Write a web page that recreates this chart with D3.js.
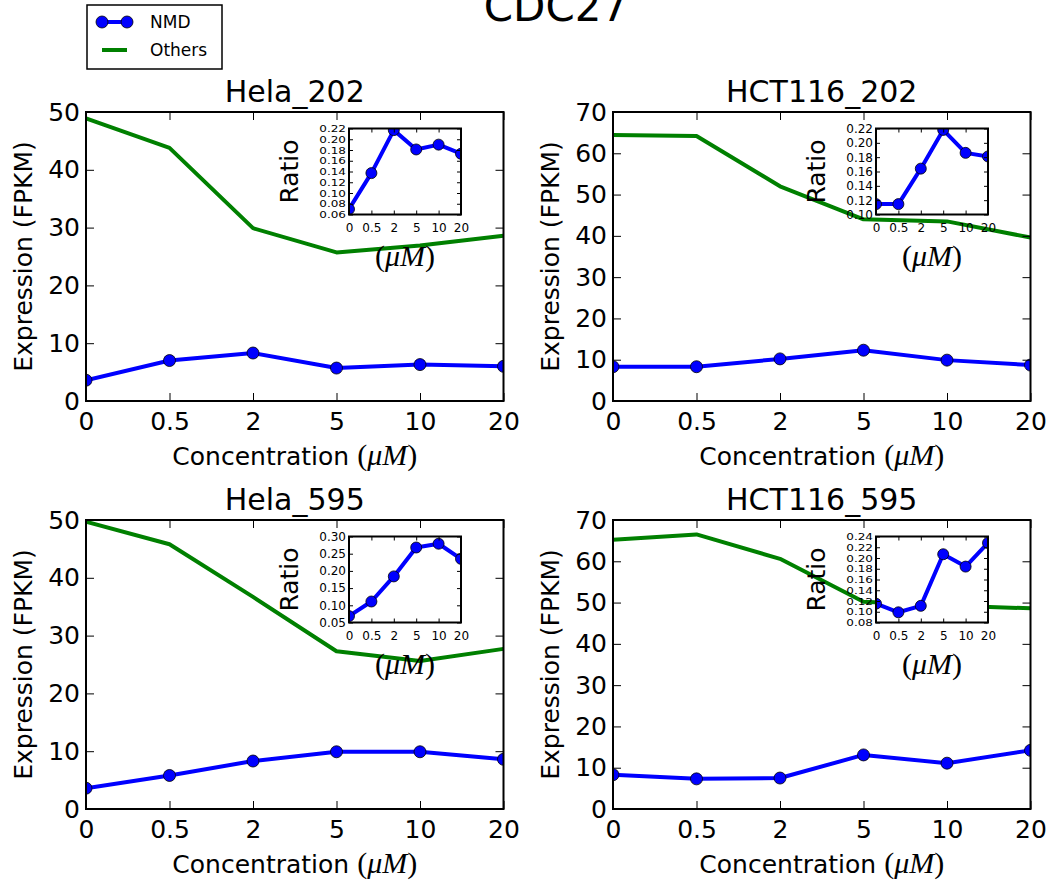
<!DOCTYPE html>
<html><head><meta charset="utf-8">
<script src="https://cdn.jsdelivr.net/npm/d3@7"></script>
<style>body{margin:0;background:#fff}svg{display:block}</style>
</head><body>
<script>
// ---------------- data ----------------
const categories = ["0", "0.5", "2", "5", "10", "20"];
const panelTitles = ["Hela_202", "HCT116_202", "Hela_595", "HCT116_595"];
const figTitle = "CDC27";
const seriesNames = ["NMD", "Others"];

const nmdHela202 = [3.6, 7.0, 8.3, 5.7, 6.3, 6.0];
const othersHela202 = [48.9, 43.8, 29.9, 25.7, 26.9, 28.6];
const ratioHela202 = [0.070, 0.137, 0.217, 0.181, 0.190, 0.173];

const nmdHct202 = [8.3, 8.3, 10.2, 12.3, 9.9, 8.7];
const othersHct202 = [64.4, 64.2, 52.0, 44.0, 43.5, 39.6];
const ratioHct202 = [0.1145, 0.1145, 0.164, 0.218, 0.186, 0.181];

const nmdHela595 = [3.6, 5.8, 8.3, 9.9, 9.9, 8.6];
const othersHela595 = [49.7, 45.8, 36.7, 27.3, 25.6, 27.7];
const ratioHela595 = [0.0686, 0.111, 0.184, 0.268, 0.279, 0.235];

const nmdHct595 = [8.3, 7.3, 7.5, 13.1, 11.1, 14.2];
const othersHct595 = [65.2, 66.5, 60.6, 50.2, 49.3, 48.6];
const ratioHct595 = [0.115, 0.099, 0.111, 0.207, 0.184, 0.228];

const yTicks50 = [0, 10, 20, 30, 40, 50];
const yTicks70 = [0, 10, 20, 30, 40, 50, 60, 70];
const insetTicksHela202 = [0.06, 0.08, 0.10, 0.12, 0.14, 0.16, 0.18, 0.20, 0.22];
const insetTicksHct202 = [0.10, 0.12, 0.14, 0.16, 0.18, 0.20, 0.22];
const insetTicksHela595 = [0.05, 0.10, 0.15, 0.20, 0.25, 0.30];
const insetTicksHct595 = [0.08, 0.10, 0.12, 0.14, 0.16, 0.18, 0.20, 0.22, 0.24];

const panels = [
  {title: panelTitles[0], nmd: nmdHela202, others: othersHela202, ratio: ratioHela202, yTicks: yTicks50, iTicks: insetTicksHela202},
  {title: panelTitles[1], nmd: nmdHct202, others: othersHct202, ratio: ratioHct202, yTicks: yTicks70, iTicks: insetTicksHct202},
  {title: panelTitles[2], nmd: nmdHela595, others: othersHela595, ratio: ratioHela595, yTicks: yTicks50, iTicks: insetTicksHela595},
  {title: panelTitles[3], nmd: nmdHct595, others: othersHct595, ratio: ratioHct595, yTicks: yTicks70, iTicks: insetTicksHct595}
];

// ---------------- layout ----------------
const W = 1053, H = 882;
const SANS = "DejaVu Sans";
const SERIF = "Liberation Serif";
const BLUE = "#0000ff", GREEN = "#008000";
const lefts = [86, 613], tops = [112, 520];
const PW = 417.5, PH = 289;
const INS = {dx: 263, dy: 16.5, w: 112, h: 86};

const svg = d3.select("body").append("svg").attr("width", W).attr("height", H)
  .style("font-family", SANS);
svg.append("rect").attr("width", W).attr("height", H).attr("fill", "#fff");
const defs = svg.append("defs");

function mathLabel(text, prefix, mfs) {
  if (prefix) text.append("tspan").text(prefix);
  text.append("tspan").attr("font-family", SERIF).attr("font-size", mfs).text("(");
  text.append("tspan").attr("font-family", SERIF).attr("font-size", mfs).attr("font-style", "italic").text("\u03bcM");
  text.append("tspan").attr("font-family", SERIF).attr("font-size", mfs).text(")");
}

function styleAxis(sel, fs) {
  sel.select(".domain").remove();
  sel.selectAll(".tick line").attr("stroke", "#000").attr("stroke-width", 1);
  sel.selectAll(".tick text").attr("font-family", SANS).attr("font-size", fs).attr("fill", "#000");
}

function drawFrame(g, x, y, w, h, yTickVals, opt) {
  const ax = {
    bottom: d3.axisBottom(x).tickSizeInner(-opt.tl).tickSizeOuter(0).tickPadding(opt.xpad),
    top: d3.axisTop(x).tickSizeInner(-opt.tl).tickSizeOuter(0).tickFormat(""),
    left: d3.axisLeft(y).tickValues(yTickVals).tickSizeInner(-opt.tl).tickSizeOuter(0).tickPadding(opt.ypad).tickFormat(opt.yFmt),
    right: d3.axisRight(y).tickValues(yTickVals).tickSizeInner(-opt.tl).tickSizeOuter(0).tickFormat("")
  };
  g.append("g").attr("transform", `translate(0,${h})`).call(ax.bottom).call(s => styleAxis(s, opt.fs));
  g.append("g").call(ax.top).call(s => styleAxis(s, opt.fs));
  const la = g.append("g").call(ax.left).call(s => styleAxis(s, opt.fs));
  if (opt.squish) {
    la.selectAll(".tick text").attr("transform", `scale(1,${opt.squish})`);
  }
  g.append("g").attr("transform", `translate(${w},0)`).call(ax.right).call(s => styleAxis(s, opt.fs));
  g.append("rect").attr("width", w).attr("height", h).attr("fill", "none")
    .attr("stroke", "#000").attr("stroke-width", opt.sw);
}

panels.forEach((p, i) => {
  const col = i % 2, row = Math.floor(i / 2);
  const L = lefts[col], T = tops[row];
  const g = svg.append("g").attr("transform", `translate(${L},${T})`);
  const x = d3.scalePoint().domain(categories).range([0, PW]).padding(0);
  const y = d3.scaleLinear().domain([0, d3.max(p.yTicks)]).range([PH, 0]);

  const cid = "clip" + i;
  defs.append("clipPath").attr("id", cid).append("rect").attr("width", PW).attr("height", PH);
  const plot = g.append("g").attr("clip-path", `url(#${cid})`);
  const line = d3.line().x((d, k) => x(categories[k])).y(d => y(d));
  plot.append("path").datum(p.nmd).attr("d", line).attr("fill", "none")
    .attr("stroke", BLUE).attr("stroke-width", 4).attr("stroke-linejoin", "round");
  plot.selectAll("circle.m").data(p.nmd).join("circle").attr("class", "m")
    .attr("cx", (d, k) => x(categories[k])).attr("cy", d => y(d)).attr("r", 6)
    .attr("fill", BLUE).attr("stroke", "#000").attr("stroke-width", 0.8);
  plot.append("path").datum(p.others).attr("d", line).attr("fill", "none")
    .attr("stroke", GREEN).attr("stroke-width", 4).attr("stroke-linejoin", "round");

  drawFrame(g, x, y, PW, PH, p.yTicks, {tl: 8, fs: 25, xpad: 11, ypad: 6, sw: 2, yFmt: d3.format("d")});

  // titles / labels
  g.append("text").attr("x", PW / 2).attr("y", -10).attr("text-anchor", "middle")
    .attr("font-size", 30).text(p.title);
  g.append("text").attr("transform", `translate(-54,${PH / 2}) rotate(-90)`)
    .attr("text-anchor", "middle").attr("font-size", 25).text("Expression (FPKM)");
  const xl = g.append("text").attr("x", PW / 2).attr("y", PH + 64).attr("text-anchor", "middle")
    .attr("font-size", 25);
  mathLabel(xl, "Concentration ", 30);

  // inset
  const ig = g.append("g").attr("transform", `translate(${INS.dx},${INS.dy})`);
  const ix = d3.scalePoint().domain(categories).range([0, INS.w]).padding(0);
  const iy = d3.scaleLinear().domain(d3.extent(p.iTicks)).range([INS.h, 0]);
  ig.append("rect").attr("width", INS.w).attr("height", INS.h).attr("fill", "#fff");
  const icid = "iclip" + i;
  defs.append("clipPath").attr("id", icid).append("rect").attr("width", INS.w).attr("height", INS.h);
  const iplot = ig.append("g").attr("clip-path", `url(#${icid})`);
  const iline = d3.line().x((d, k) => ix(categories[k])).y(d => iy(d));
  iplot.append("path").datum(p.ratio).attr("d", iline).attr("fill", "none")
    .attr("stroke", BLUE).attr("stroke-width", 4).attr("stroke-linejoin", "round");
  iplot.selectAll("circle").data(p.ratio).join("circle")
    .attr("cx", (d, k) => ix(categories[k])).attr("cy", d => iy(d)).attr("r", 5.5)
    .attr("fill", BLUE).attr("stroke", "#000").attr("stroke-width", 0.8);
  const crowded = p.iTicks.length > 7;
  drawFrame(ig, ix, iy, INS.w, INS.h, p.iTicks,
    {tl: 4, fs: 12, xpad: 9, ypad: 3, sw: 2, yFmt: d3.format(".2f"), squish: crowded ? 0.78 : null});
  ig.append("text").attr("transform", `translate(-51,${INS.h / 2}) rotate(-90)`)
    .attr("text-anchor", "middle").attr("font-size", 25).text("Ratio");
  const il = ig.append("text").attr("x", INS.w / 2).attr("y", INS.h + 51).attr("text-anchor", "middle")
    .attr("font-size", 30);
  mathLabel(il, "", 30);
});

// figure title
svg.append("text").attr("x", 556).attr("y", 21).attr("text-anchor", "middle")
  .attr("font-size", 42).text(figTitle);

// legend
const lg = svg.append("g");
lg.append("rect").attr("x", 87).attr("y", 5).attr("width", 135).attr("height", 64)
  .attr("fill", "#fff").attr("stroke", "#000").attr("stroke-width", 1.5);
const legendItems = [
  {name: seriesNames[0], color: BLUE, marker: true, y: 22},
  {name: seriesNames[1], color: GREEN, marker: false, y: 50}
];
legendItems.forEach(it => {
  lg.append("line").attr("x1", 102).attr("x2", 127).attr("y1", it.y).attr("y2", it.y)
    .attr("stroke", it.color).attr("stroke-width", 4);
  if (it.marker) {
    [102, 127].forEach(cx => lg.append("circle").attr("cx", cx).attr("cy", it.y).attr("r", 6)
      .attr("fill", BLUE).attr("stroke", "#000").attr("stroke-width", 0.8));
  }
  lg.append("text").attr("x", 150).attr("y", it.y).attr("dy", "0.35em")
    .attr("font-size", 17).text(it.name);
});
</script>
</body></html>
*****
Problem to work on >> Begin at the first line of the data above and repeat each line exactly, stopping after the line containing "const ratioHct595 = [0.115, 0.099, 0.111, 0.207, 0.184, 0.228];". Omit the pictures.

Final answer >>
Write a web page that recreates this chart with D3.js.
<!DOCTYPE html>
<html><head><meta charset="utf-8">
<script src="https://cdn.jsdelivr.net/npm/d3@7"></script>
<style>body{margin:0;background:#fff}svg{display:block}</style>
</head><body>
<script>
// ---------------- data ----------------
const categories = ["0", "0.5", "2", "5", "10", "20"];
const panelTitles = ["Hela_202", "HCT116_202", "Hela_595", "HCT116_595"];
const figTitle = "CDC27";
const seriesNames = ["NMD", "Others"];

const nmdHela202 = [3.6, 7.0, 8.3, 5.7, 6.3, 6.0];
const othersHela202 = [48.9, 43.8, 29.9, 25.7, 26.9, 28.6];
const ratioHela202 = [0.070, 0.137, 0.217, 0.181, 0.190, 0.173];

const nmdHct202 = [8.3, 8.3, 10.2, 12.3, 9.9, 8.7];
const othersHct202 = [64.4, 64.2, 52.0, 44.0, 43.5, 39.6];
const ratioHct202 = [0.1145, 0.1145, 0.164, 0.218, 0.186, 0.181];

const nmdHela595 = [3.6, 5.8, 8.3, 9.9, 9.9, 8.6];
const othersHela595 = [49.7, 45.8, 36.7, 27.3, 25.6, 27.7];
const ratioHela595 = [0.0686, 0.111, 0.184, 0.268, 0.279, 0.235];

const nmdHct595 = [8.3, 7.3, 7.5, 13.1, 11.1, 14.2];
const othersHct595 = [65.2, 66.5, 60.6, 50.2, 49.3, 48.6];
const ratioHct595 = [0.115, 0.099, 0.111, 0.207, 0.184, 0.228];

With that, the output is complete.